The mad scientist in question is working on brain transplants. He believes female subjects are most suitable, since women have more endurance than men. Unfortunately to date all his experiments have ended in failure, although he did manage to successfully transplant a gorilla’s brain into a man. He obtains his experimental subjects by the simple expedient of getting his criminal gang (like any self-respecting mad scientist he has a criminal gang working for him) to kidnap women.

At first he thinks that perhaps he needs more intelligent women, so he tries the operation on a female scientist. That fails also, so then he hits on the idea of using a woman with great physical strength. And it just so happens that his most recent victim has a sister who is Mexico’s most famous female wrestler, Gloria Venus. But kidnapping wrestling women turns out to be hard work, and Gloria and her wrestling partner Golden Rubi beat the mad scientist’s minions to a pulp.

Our two intrepid wrestling women are now working with the police to track down the mad doctor. The two male police officers assigned to the case run into a few problems though, and have to be rescued from the jaws of death by the wrestling women. But the mad doctor is still on the loose, and he has his gorilla/man hybrid monster to protect him. Things get really difficult when he creates a super lady wrestler to take on Gloria Venus.

This movie has everything you could possibly want. If has beautiful glamorous female wrestlers. A mysterious masked mad scientist. Incompetent policemen. A plot that is so obvious that if you don’t know the identity of the villain within the first ten minutes you’re just not trying. Bad sets. Terrible make-up effects. It has an unstoppable monster. Lots of wrestling scenes with the aforementioned beautiful glamorous female wrestlers. What more could you want?

The acting is fairly dodgy, although Lorena Velázquez and Elizabeth Campbell are energetic and likeable as the wrestling women. And the obligatory comic relief actor playing one of the cop is less annoying than is usual with comic relief actors in old horror movies. Some of his exchanges with Golden Rubi (with whom he has fallen passionately in love) are actually quite amusing.

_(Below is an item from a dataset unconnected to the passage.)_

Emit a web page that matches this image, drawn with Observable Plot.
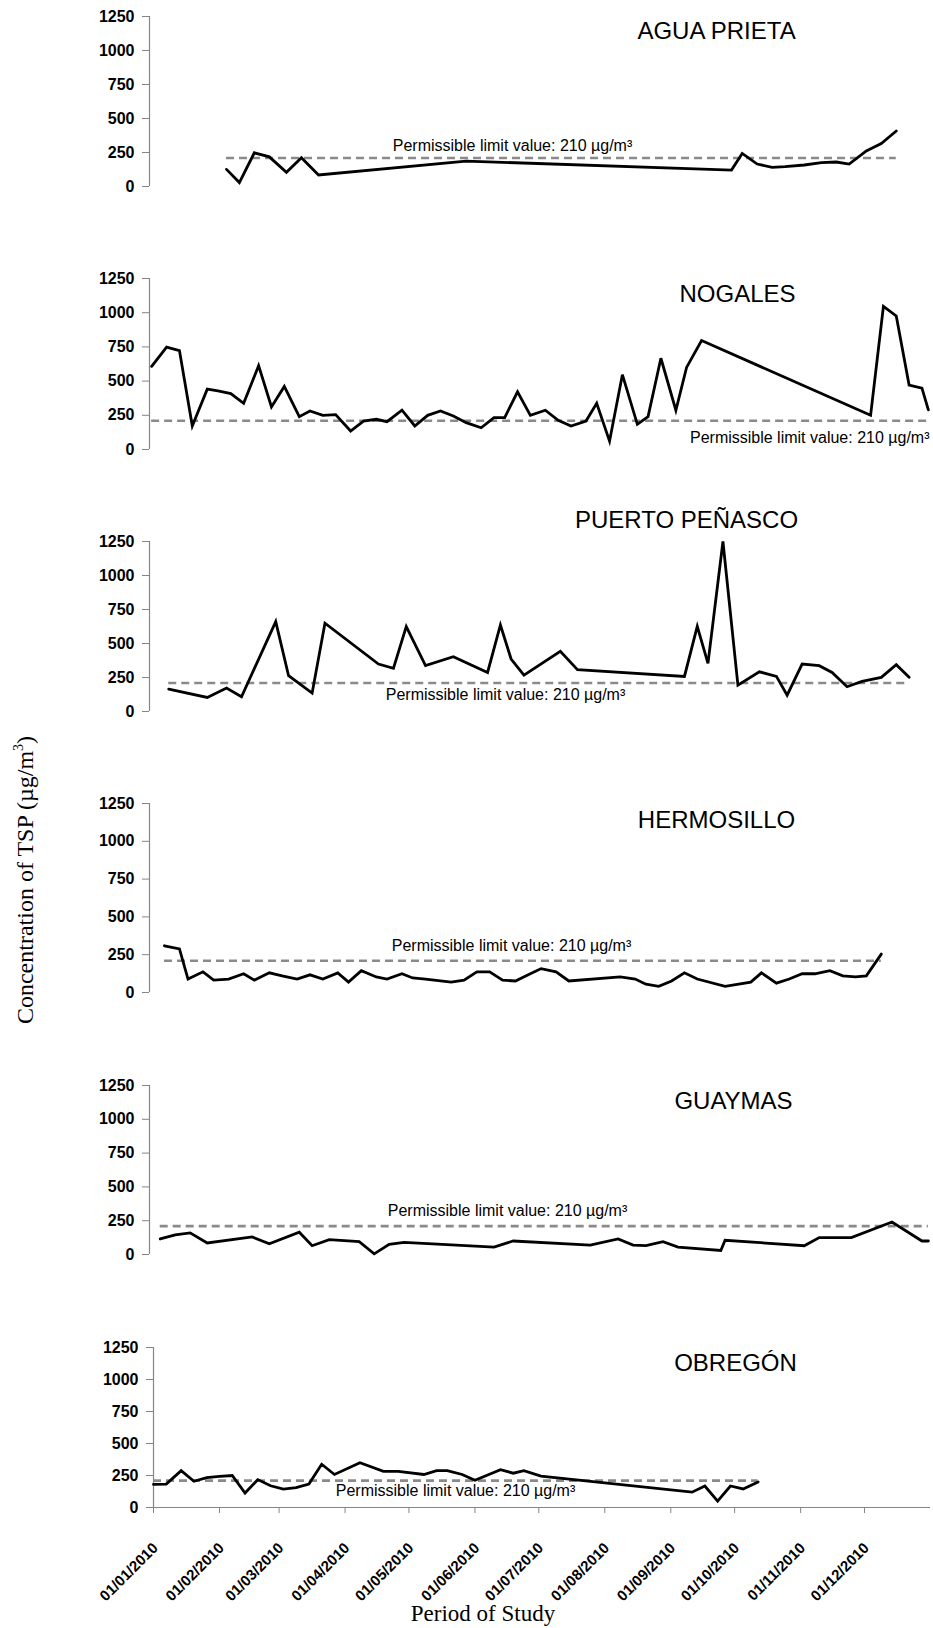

It’s included in the Crypt of Terror: Horror from South of the Border DVD boxed set. It’s presented in an English dub only, and the image quality isn’t fantastic, but you get six movies for a very low price. And it includes another wrestling woman film! So there is certainly no cause for complaint. It’s not Citizen Kane. It’s not even the Citizen Kane of wrestling women movies. But it is lots of extremely cheesy fun, and I loved it.